A French-American cardiologist then affiliated with New York Hospital–Cornell University Medical College descended into years of hellish alcohol addiction that essentially ended his medical practice in 1997. His move back to Paris and self-treatment with the unproven drug baclofen is the subject of this clinical, thoroughgoing memoir. Early on, Ameisen, the child of Holocaust survivors and an accomplished pianist, recognized that deep-seated anxiety was driving him to drink, yet doctors treated the drinking rather than the anxiety. He tried years of AA, rehab and medication, but in time he was binging again—blacking out and ending up in psych wards or the emergency room with broken bones. When he read about the muscle relaxant baclofen in a New York Times article, suggesting that it could repress the craving in addicts as well as control muscular spasm, he seized on the drug as his life line. He researched baclofen, prescribed it to himself (thanks to France's medical identity cards) and essentially used himself as a study over several months, increasing the dosage as necessary. The results were remarkable, and his dogged self–case study published by the journal Alcohol and Alcoholism in 2005 gathered slow but intensive interest. As a trained physician who is evidently well connected, Ameisen is not a typical patient, yet his work is brave, insightful and sure to be significant. (Jan.)

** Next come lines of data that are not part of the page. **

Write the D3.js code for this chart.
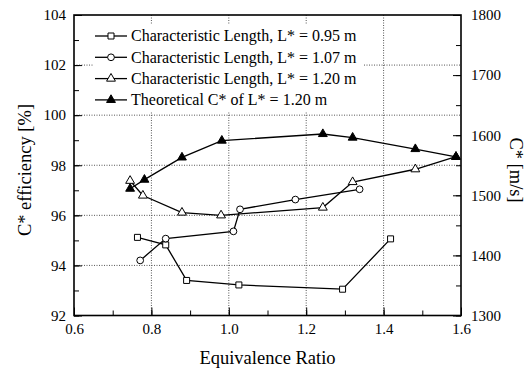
<!DOCTYPE html>
<meta charset="utf-8">
<title>C* efficiency vs equivalence ratio</title>
<style>

body {
  margin: 0;
  background: #fff;
}

text {
  font-family: "Liberation Serif", "Times New Roman", serif;
  fill: #000;
}

.axis path, .axis line {
  stroke: #000;
}

.grid line {
  stroke: #555;
  stroke-width: 1px;
  stroke-dasharray: 1,1.5;
}

</style>
<body>
<script src="https://cdn.jsdelivr.net/npm/d3@7"></script>
<script>

// equivalence ratio / C* efficiency [%]
var phi095 = [0.764, 0.837, 0.891, 1.026, 1.294, 1.418],
    eff095 = [95.12, 94.82, 93.40, 93.22, 93.05, 95.06];

var phi107 = [0.771, 0.837, 1.012, 1.029, 1.172, 1.338],
    eff107 = [94.20, 95.07, 95.36, 96.24, 96.63, 97.04];

var phi120 = [0.745, 0.778, 0.879, 0.980, 1.243, 1.320, 1.482, 1.587],
    eff120 = [97.38, 96.79, 96.11, 96.00, 96.31, 97.33, 97.84, 98.34];

// theoretical C* [m/s], right axis
var phiTh = [0.745, 0.782, 0.879, 0.982, 1.243, 1.320, 1.482, 1.587],
    cstarTh = [1511, 1526, 1563, 1591, 1602, 1596, 1577, 1564];

var legendLabels = [
  "Characteristic Length, L* = 0.95 m",
  "Characteristic Length, L* = 1.07 m",
  "Characteristic Length, L* = 1.20 m",
  "Theoretical C* of L* = 1.20 m"
];

var xTicks = [0.6, 0.8, 1.0, 1.2, 1.4, 1.6],
    yTicks = [92, 94, 96, 98, 100, 102, 104],
    y2Ticks = [1300, 1400, 1500, 1600, 1700, 1800];

var w = 531,
    h = 377,
    mLeft = 74,
    mRight = 461,
    mTop = 15,
    mBottom = 315.5;

var x = d3.scaleLinear().domain([0.6, 1.6]).range([mLeft, mRight]),
    y = d3.scaleLinear().domain([92, 104]).range([mBottom, mTop]),
    y2 = d3.scaleLinear().domain([1300, 1800]).range([mBottom, mTop]);

var svg = d3.select("body").append("svg")
    .attr("width", w)
    .attr("height", h);

// grid
var grid = svg.append("g").attr("class", "grid");

grid.selectAll(".gx")
    .data(xTicks.slice(1, -1))
  .enter().append("line")
    .attr("x1", function(d) { return x(d); })
    .attr("x2", function(d) { return x(d); })
    .attr("y1", mTop)
    .attr("y2", mBottom);

grid.selectAll(".gy")
    .data(yTicks.slice(1, -1))
  .enter().append("line")
    .attr("x1", mLeft)
    .attr("x2", mRight)
    .attr("y1", function(d) { return y(d); })
    .attr("y2", function(d) { return y(d); });

// legend background hides the grid behind it
svg.append("rect")
    .attr("x", 93)
    .attr("y", 24)
    .attr("width", 270)
    .attr("height", 88)
    .attr("fill", "#fff");

// axes
function axis(g, gen) {
  g.attr("class", "axis").call(gen)
      .attr("font-family", "Liberation Serif, serif")
      .attr("font-size", 15);
  g.select(".domain").remove();
}

var xMinor = d3.range(0.6, 1.65, 0.1),
    yMinor = d3.range(92, 104.5, 1),
    y2Minor = d3.range(1300, 1825, 50);

svg.append("g")
    .attr("transform", "translate(0," + mBottom + ")")
    .call(axis, d3.axisBottom(x).tickValues(xMinor).tickSize(-5).tickFormat(""));
svg.append("g")
    .attr("transform", "translate(0," + mBottom + ")")
    .call(axis, d3.axisBottom(x).tickValues(xTicks).tickSize(-8).tickPadding(8).tickFormat(d3.format(".1f")));

svg.append("g")
    .attr("transform", "translate(" + mLeft + ",0)")
    .call(axis, d3.axisLeft(y).tickValues(yMinor).tickSize(-5).tickFormat(""));
svg.append("g")
    .attr("transform", "translate(" + mLeft + ",0)")
    .call(axis, d3.axisLeft(y).tickValues(yTicks).tickSize(-8).tickPadding(8));

svg.append("g")
    .attr("transform", "translate(" + mRight + ",0)")
    .call(axis, d3.axisRight(y2).tickValues(y2Minor).tickSize(-5).tickFormat(""));
svg.append("g")
    .attr("transform", "translate(" + mRight + ",0)")
    .call(axis, d3.axisRight(y2).tickValues(y2Ticks).tickSize(-8).tickPadding(10).tickFormat(d3.format("d")));

svg.append("rect")
    .attr("x", mLeft)
    .attr("y", mTop)
    .attr("width", mRight - mLeft)
    .attr("height", mBottom - mTop)
    .attr("fill", "none")
    .attr("stroke", "#000")
    .attr("stroke-width", 1.6);

// titles
svg.append("text")
    .attr("x", (mLeft + mRight) / 2)
    .attr("y", 364)
    .attr("text-anchor", "middle")
    .style("font-size", "18.5px")
    .text("Equivalence Ratio");

svg.append("text")
    .attr("transform", "translate(31,170)rotate(-90)")
    .attr("text-anchor", "middle")
    .style("font-size", "18.5px")
    .text("C* efficiency [%]");

svg.append("text")
    .attr("transform", "translate(510,170)rotate(90)")
    .attr("text-anchor", "middle")
    .style("font-size", "18.5px")
    .text("C* [m/s]");

// series
var series = [
  {xs: phi095, ys: eff095, sc: y, sym: d3.symbolSquare, size: 36, fill: "#fff"},
  {xs: phi107, ys: eff107, sc: y, sym: d3.symbolCircle, size: 36, fill: "#fff"},
  {xs: phi120, ys: eff120, sc: y, sym: d3.symbolTriangle, size: 34, fill: "#fff"},
  {xs: phiTh, ys: cstarTh, sc: y2, sym: d3.symbolTriangle, size: 34, fill: "#000"}
];

series.forEach(function(s) {
  var pts = s.xs.map(function(v, i) { return [x(v), s.sc(s.ys[i])]; });

  svg.append("path")
      .attr("d", d3.line()(pts))
      .attr("fill", "none")
      .attr("stroke", "#000")
      .attr("stroke-width", 1.3);

  svg.selectAll(null)
      .data(pts)
    .enter().append("path")
      .attr("transform", function(d) { return "translate(" + d[0] + "," + d[1] + ")"; })
      .attr("d", d3.symbol().type(s.sym).size(s.size))
      .attr("fill", s.fill)
      .attr("stroke", "#000")
      .attr("stroke-width", 1);
});

// legend
var lg = svg.selectAll(".legend")
    .data(series)
  .enter().append("g")
    .attr("transform", function(d, i) { return "translate(0," + (36 + i * 21.3) + ")"; });

lg.append("line")
    .attr("x1", 95)
    .attr("x2", 127)
    .attr("stroke", "#000")
    .attr("stroke-width", 1.3);

lg.append("path")
    .attr("transform", "translate(111,0)")
    .attr("d", function(d) { return d3.symbol().type(d.sym).size(d.size)(); })
    .attr("fill", function(d) { return d.fill; })
    .attr("stroke", "#000")
    .attr("stroke-width", 1);

lg.append("text")
    .attr("x", 131)
    .attr("dy", "0.33em")
    .style("font-size", "16px")
    .text(function(d, i) { return legendLabels[i]; });

</script>
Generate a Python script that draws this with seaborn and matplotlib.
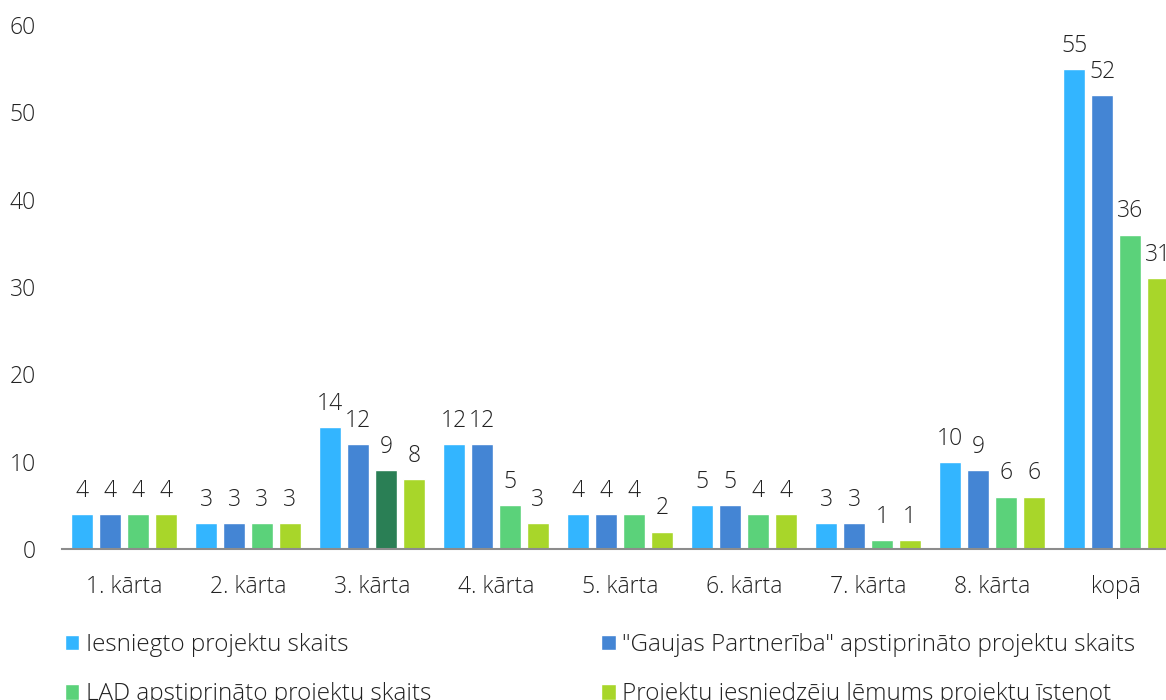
import pandas as pd
import matplotlib
matplotlib.use("Agg")
import matplotlib.pyplot as plt
import seaborn as sns

# --- data ---
categories = ["1. kārta", "2. kārta", "3. kārta", "4. kārta", "5. kārta",
              "6. kārta", "7. kārta", "8. kārta", "kopā"]
series_names = [
    "Iesniegto projektu skaits",
    "\"Gaujas Partnerība\" apstiprināto projektu skaits",
    "LAD apstiprināto projektu skaits",
    "Projektu iesniedzēju lēmums projektu īstenot",
]
iesniegti = [4, 3, 14, 12, 4, 5, 3, 10, 55]
gaujas = [4, 3, 12, 12, 4, 5, 3, 9, 52]
lad = [4, 3, 9, 5, 4, 4, 1, 6, 36]
istenot = [4, 3, 8, 3, 2, 4, 1, 6, 31]
colors = ["#33B5FF", "#4485D4", "#5BD27A", "#A8D62A"]
highlight_color = "#2A7F55"  # the single darker bar in 3. kārta

rows = []
for name, vals in zip(series_names, [iesniegti, gaujas, lad, istenot]):
    for cat, v in zip(categories, vals):
        rows.append({"kārta": cat, "sērija": name, "skaits": v})
df = pd.DataFrame(rows)

sns.set_style("white")
plt.rcParams["font.family"] = ["Open Sans", "DejaVu Sans"]
plt.rcParams["font.weight"] = "light"
text_color = "#222222"

fig = plt.figure(figsize=(11.66, 7.0), dpi=100)
ax = fig.add_axes([62 / 1166, 151 / 700, 1116 / 1166, 524 / 700])

sns.barplot(data=df, x="kārta", y="skaits", hue="sērija", hue_order=series_names,
            order=categories, palette=colors, width=0.9, gap=0.2,
            saturation=1, ax=ax, errorbar=None)

ax.containers[2][2].set_facecolor(highlight_color)

for cont in ax.containers:
    ax.bar_label(cont, padding=8, fontsize=16.5, color=text_color)

ax.set_xlim(-0.5, 8.5)
ax.set_ylim(0, 60)
ax.set_yticks(range(0, 61, 10))
ax.set_xlabel("")
ax.set_ylabel("")
for side in ["top", "right", "left"]:
    ax.spines[side].set_visible(False)
ax.spines["bottom"].set_color("#8C8C8C")
ax.spines["bottom"].set_linewidth(1.5)
ax.tick_params(axis="y", length=0, pad=19, labelsize=16.5, labelcolor=text_color)
ax.tick_params(axis="x", length=0, pad=19, labelsize=16.5, labelcolor=text_color)

handles, labels = ax.get_legend_handles_labels()
ax.legend_.remove()
order = [0, 2, 1, 3]
fig.legend([handles[i] for i in order], [labels[i] for i in order],
           loc="upper left", bbox_to_anchor=(43 / 1166, 0.127), ncol=2,
           frameon=False, fontsize=17.5, handlelength=0.6, handleheight=0.6,
           handletextpad=0.25, columnspacing=7.0, labelspacing=1.05,
           labelcolor=text_color)

fig.savefig("out.png", dpi=100)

Memory Lessons: A Doctor's Story Jerald Winakur. Hyperion, $24.95 (272p) ISBN 978-1-4013-0302-0

As a doctor of the “oldest old,” those patients over 85, San Antonio, Tex., geriatric physician Winakur cares for the “fastest growing demographic segment of our society.” He also had to usher his own aged father through the last painful, debilitating years of his life, when he slipped into dementia and became a stranger to himself and his family. In this affecting, thoughtfully composed memoir, Winakur remembers his father as he fully was, a gifted artist whose Depression-era mother would not allow him to go to art school. He was consigned to run the family's pawnshop in Baltimore until the race riots of 1968 destroyed the store and his livelihood. While the author describes his father as someone who seemed to get little enjoyment late in life, it was his father who instilled in his son a love of bird watching. As the author and his father achieve toward the end an intimate, fragile truce, Winakur recalls the long medical journey that brought him to devote himself to the aged, from medical school, where specialization was the rule, to his thriving practice as a local doctor. He touches on many pressing issues within the profession, such as the havoc wrought by managed care, the debate over “quality care” of the elderly, and whether prolonging life at any cost is wise. Probing and intelligent, Winakur's work challenges readers to think hard and deeply about the choices they make in the care of their elders. (Jan.)